■ **STATED PROBLEM**:
Provide an exact copy of the data, excluding the images.

■ **DATA**:
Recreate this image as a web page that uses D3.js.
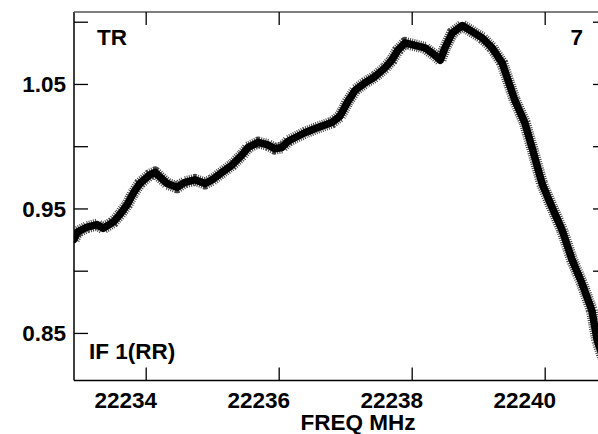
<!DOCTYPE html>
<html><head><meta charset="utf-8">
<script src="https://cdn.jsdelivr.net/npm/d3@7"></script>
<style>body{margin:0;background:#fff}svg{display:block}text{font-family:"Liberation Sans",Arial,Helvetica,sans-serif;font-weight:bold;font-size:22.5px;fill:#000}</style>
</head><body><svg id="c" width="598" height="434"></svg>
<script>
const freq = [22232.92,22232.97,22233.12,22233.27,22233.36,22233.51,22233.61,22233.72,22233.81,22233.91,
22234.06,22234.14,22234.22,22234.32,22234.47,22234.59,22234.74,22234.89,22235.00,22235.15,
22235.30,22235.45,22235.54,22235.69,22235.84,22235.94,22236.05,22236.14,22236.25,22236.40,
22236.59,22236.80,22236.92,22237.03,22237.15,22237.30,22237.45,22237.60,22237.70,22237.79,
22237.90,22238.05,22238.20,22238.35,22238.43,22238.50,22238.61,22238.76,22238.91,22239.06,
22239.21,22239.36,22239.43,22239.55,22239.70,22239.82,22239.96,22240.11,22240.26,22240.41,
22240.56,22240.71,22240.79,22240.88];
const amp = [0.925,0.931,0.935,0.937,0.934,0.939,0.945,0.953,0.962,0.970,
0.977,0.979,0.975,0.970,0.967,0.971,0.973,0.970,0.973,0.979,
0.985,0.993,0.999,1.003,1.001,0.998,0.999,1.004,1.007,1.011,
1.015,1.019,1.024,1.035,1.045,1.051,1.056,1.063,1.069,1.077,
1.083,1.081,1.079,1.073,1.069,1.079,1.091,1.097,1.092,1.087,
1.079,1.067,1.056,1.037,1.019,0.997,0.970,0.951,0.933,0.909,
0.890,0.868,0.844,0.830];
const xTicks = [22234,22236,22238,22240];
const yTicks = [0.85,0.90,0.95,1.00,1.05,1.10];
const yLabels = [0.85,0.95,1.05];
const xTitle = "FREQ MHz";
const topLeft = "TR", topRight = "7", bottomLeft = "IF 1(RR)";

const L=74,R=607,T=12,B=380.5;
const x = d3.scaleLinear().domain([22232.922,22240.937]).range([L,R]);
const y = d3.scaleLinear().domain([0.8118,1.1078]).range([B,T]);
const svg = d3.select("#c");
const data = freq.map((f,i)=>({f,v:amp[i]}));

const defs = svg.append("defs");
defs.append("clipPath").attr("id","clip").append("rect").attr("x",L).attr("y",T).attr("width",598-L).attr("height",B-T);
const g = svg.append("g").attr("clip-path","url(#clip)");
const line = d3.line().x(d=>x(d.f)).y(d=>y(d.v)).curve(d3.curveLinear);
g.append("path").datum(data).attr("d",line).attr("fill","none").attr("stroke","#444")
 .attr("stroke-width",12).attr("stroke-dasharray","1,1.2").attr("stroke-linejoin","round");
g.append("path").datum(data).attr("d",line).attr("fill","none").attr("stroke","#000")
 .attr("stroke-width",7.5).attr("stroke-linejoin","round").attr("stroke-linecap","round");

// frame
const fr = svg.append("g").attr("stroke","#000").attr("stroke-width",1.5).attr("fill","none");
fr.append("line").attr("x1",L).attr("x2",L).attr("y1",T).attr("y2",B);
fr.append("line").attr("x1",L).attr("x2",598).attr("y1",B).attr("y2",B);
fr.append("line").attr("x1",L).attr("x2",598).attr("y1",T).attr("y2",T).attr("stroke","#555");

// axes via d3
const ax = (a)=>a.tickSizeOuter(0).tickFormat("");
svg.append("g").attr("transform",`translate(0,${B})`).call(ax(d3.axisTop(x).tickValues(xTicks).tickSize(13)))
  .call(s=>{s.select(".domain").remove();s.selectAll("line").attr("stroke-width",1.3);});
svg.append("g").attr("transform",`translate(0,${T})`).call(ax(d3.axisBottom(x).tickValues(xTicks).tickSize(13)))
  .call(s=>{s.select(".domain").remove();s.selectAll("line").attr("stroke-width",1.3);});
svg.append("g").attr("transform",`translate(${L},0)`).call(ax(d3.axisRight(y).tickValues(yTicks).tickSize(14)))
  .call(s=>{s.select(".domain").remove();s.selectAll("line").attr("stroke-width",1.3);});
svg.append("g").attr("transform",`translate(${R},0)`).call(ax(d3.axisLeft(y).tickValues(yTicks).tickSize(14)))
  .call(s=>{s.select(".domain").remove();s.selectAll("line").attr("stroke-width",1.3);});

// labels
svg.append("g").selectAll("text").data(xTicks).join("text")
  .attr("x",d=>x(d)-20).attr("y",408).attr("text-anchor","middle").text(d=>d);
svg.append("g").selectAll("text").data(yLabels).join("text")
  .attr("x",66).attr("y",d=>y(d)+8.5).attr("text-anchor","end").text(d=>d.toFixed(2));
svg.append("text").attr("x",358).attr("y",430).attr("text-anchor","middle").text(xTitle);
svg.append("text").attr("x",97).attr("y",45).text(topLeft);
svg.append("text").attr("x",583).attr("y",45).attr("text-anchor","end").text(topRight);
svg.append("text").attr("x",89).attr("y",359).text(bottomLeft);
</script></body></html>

■ **TASK RESPONSE**:
Recreate this image as a web page that uses D3.js.
<!DOCTYPE html>
<html><head><meta charset="utf-8">
<script src="https://cdn.jsdelivr.net/npm/d3@7"></script>
<style>body{margin:0;background:#fff}svg{display:block}text{font-family:"Liberation Sans",Arial,Helvetica,sans-serif;font-weight:bold;font-size:22.5px;fill:#000}</style>
</head><body><svg id="c" width="598" height="434"></svg>
<script>
const freq = [22232.92,22232.97,22233.12,22233.27,22233.36,22233.51,22233.61,22233.72,22233.81,22233.91,
22234.06,22234.14,22234.22,22234.32,22234.47,22234.59,22234.74,22234.89,22235.00,22235.15,
22235.30,22235.45,22235.54,22235.69,22235.84,22235.94,22236.05,22236.14,22236.25,22236.40,
22236.59,22236.80,22236.92,22237.03,22237.15,22237.30,22237.45,22237.60,22237.70,22237.79,
22237.90,22238.05,22238.20,22238.35,22238.43,22238.50,22238.61,22238.76,22238.91,22239.06,
22239.21,22239.36,22239.43,22239.55,22239.70,22239.82,22239.96,22240.11,22240.26,22240.41,
22240.56,22240.71,22240.79,22240.88];
const amp = [0.925,0.931,0.935,0.937,0.934,0.939,0.945,0.953,0.962,0.970,
0.977,0.979,0.975,0.970,0.967,0.971,0.973,0.970,0.973,0.979,
0.985,0.993,0.999,1.003,1.001,0.998,0.999,1.004,1.007,1.011,
1.015,1.019,1.024,1.035,1.045,1.051,1.056,1.063,1.069,1.077,
1.083,1.081,1.079,1.073,1.069,1.079,1.091,1.097,1.092,1.087,
1.079,1.067,1.056,1.037,1.019,0.997,0.970,0.951,0.933,0.909,
0.890,0.868,0.844,0.830];
const xTicks = [22234,22236,22238,22240];
const yTicks = [0.85,0.90,0.95,1.00,1.05,1.10];
const yLabels = [0.85,0.95,1.05];
const xTitle = "FREQ MHz";
const topLeft = "TR", topRight = "7", bottomLeft = "IF 1(RR)";

const L=74,R=607,T=12,B=380.5;
const x = d3.scaleLinear().domain([22232.922,22240.937]).range([L,R]);
const y = d3.scaleLinear().domain([0.8118,1.1078]).range([B,T]);
const svg = d3.select("#c");
const data = freq.map((f,i)=>({f,v:amp[i]}));

const defs = svg.append("defs");
defs.append("clipPath").attr("id","clip").append("rect").attr("x",L).attr("y",T).attr("width",598-L).attr("height",B-T);
const g = svg.append("g").attr("clip-path","url(#clip)");
const line = d3.line().x(d=>x(d.f)).y(d=>y(d.v)).curve(d3.curveLinear);
g.append("path").datum(data).attr("d",line).attr("fill","none").attr("stroke","#444")
 .attr("stroke-width",12).attr("stroke-dasharray","1,1.2").attr("stroke-linejoin","round");
g.append("path").datum(data).attr("d",line).attr("fill","none").attr("stroke","#000")
 .attr("stroke-width",7.5).attr("stroke-linejoin","round").attr("stroke-linecap","round");

// frame
const fr = svg.append("g").attr("stroke","#000").attr("stroke-width",1.5).attr("fill","none");
fr.append("line").attr("x1",L).attr("x2",L).attr("y1",T).attr("y2",B);
fr.append("line").attr("x1",L).attr("x2",598).attr("y1",B).attr("y2",B);
fr.append("line").attr("x1",L).attr("x2",598).attr("y1",T).attr("y2",T).attr("stroke","#555");

// axes via d3
const ax = (a)=>a.tickSizeOuter(0).tickFormat("");
svg.append("g").attr("transform",`translate(0,${B})`).call(ax(d3.axisTop(x).tickValues(xTicks).tickSize(13)))
  .call(s=>{s.select(".domain").remove();s.selectAll("line").attr("stroke-width",1.3);});
svg.append("g").attr("transform",`translate(0,${T})`).call(ax(d3.axisBottom(x).tickValues(xTicks).tickSize(13)))
  .call(s=>{s.select(".domain").remove();s.selectAll("line").attr("stroke-width",1.3);});
svg.append("g").attr("transform",`translate(${L},0)`).call(ax(d3.axisRight(y).tickValues(yTicks).tickSize(14)))
  .call(s=>{s.select(".domain").remove();s.selectAll("line").attr("stroke-width",1.3);});
svg.append("g").attr("transform",`translate(${R},0)`).call(ax(d3.axisLeft(y).tickValues(yTicks).tickSize(14)))
  .call(s=>{s.select(".domain").remove();s.selectAll("line").attr("stroke-width",1.3);});

// labels
svg.append("g").selectAll("text").data(xTicks).join("text")
  .attr("x",d=>x(d)-20).attr("y",408).attr("text-anchor","middle").text(d=>d);
svg.append("g").selectAll("text").data(yLabels).join("text")
  .attr("x",66).attr("y",d=>y(d)+8.5).attr("text-anchor","end").text(d=>d.toFixed(2));
svg.append("text").attr("x",358).attr("y",430).attr("text-anchor","middle").text(xTitle);
svg.append("text").attr("x",97).attr("y",45).text(topLeft);
svg.append("text").attr("x",583).attr("y",45).attr("text-anchor","end").text(topRight);
svg.append("text").attr("x",89).attr("y",359).text(bottomLeft);
</script></body></html>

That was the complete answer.